Zu den unbedingten Prioritäten gehöre laut Lawrow aber die Entwicklung der Zusammenarbeit im Bereich der Finanzinstitutionen, etwa im Zuge der Stärkung der Neuen Entwicklungsbank und der Vereinbarung zur Gründung einer Organisation, die einen Reservefonds der BRICS-Staaten verwaltet. Diese und weitere Themen zum Zahlungsverkehr und der Stärkung nationaler Währungen würden daher im Mittelpunkt des BRICS-Gipfels in Johannesburg stehen.

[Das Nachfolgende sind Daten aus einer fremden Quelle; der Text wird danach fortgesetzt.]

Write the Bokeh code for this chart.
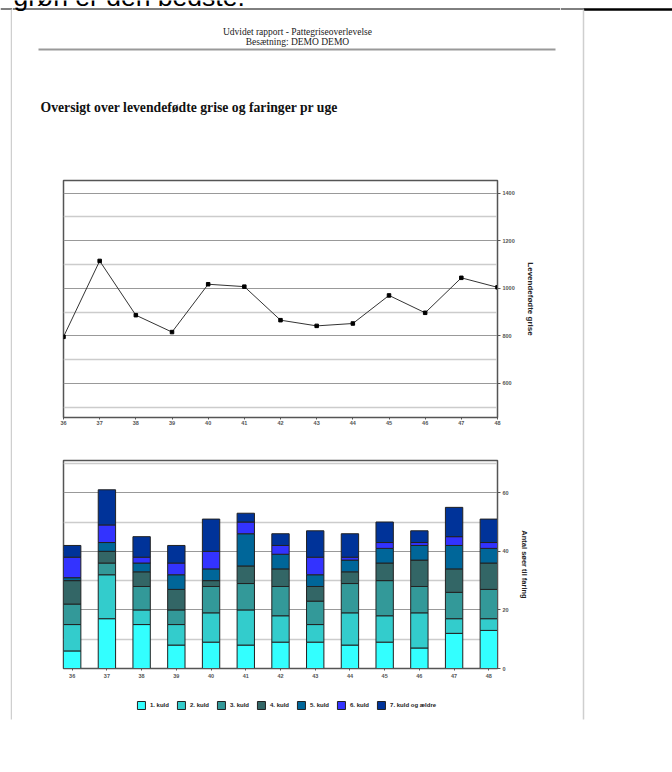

Die Ziele der BRICS für morgen
Die Pläne der BRICS-Staaten seien zwar ambitioniert und global. Lawrow warnte jedoch davor, ihre Ziele misszuverstehen. Denn sie würden gerade nicht darauf abzielen, ein "neuer kollektiver Hegemon" zu werden. Vielmehr seien die BRICS bestrebt, "integrative Lösungen" auf der Grundlage eines kollektiven Ansatzes anzubieten:
"Die Mitglieder der Fünfer-Gruppe haben sich stets für die Schaffung von Bedingungen für die Entwicklung aller Staaten eingesetzt, was die Blocklogik des Kalten Krieges und geopolitische Nullsummenspiele ausschließt."
In diesem Sinne arbeite man konsequent daran, die Beziehungen des Verbandes mit den Staaten der Weltmehrheit auszubauen. Mit Verweis auf den zweiten Russland-Afrika-Gipfel am 27. und 28. Juli 2023 in Sankt Petersburg sei man bereit, in Afrika zum Wirtschaftswachstum und zur Stärkung der Sicherheit beizutragen, vor allem auch in den Bereichen Nahrungsmittel und Energie.
In diesem Zusammenhang sei es laut Lawrow nur natürlich, dass BRICS viele Gleichgesinnte in der ganzen Welt habe und als eine positive Kraft gesehen werde, "die die Solidarität der Länder des globalen Südens und Ostens stärken und zu einer der Säulen einer neuen, gerechteren polyzentrischen Weltordnung werden kann."